# Machine Learning -1 "Regresión"
Ejemplo de: https://scikit-learn.org/stable/auto_examples/linear_model/plot_ols.html

In [None]:
# Code source: Jaques Grobler
# License: BSD 3 clause

## Importamos las librerías necesarias

In [1]:

import matplotlib.pyplot as plt
import numpy as np

from sklearn import datasets, linear_model
from sklearn.metrics import mean_squared_error, r2_score
from sklearn.model_selection import train_test_split

## Cargamos los datos y los partimos en entrenamiento y testeo

Los datos tinene esta forma:
X:
0. age age in years
1. sex
2. bmi body mass index
3. bp average blood pressure
4. s1 tc, total serum cholesterol
5. s2 ldl, low-density lipoproteins
6. s3 hdl, high-density lipoproteins
7. s4 tch, total cholesterol / HDL
8. s5 ltg, possibly log of serum triglycerides level
9. s6 glu, blood sugar level
y:
- a quantitative measure of disease progression one year after baseline

In [None]:
# Load the diabetes dataset
diabetes_X, diabetes_y = datasets.load_diabetes(return_X_y=True)
print(f"diabetes_X.shape: {diabetes_X.shape}")
print(f"diabetes_y.shape: {diabetes_y.shape}")

# dataset description
labels = ["Edad", "sex", "bmi", "Presión", "Colesterol Total", "Colesterol Malo", "Colesterol Bueno", "tch", "ltg", "glu"]
feature = 3
print(f"Vamos a predecir usando la característica {labels[feature]}")

# Use only one feature
diabetes_X = diabetes_X[:, np.newaxis, feature]

# Split the data into training/testing sets
diabetes_X_train, diabetes_X_test, diabetes_y_train, diabetes_y_test = train_test_split(
    diabetes_X, diabetes_y, test_size=0.2, random_state=42)

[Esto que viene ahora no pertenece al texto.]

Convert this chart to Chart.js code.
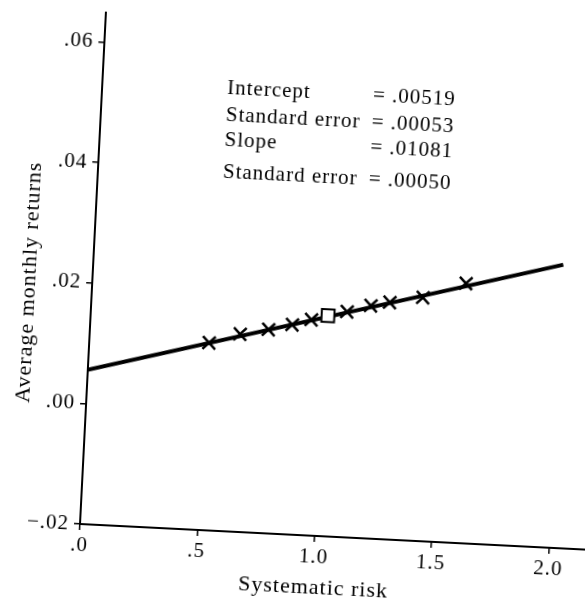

## Creamos el modelo de regresión lineal y lo entrenamos

In [None]:

# Create linear regression object
regr = linear_model.LinearRegression()

# Train the model using the training sets
regr.fit(diabetes_X_train, diabetes_y_train)


## predecimos los valores de testeo y graficamos los resultados

In [None]:

# Make predictions using the testing set
diabetes_y_pred = regr.predict(diabetes_X_test)

# The coefficients
print("Coefficients: \n", regr.coef_)
# The mean squared error
print("Mean squared error: %.2f" % mean_squared_error(diabetes_y_test, diabetes_y_pred))
# The coefficient of determination: 1 is perfect prediction
print("Coefficient of determination: %.2f" % r2_score(diabetes_y_test, diabetes_y_pred))

# Plot outputs
plt.scatter(diabetes_X_test, diabetes_y_test)
plt.plot(diabetes_X_test, diabetes_y_pred, color="orange")

plt.xticks(())
plt.yticks(())

plt.xlabel(labels[feature])
plt.ylabel("Progresión de la enfermedad")

plt.show()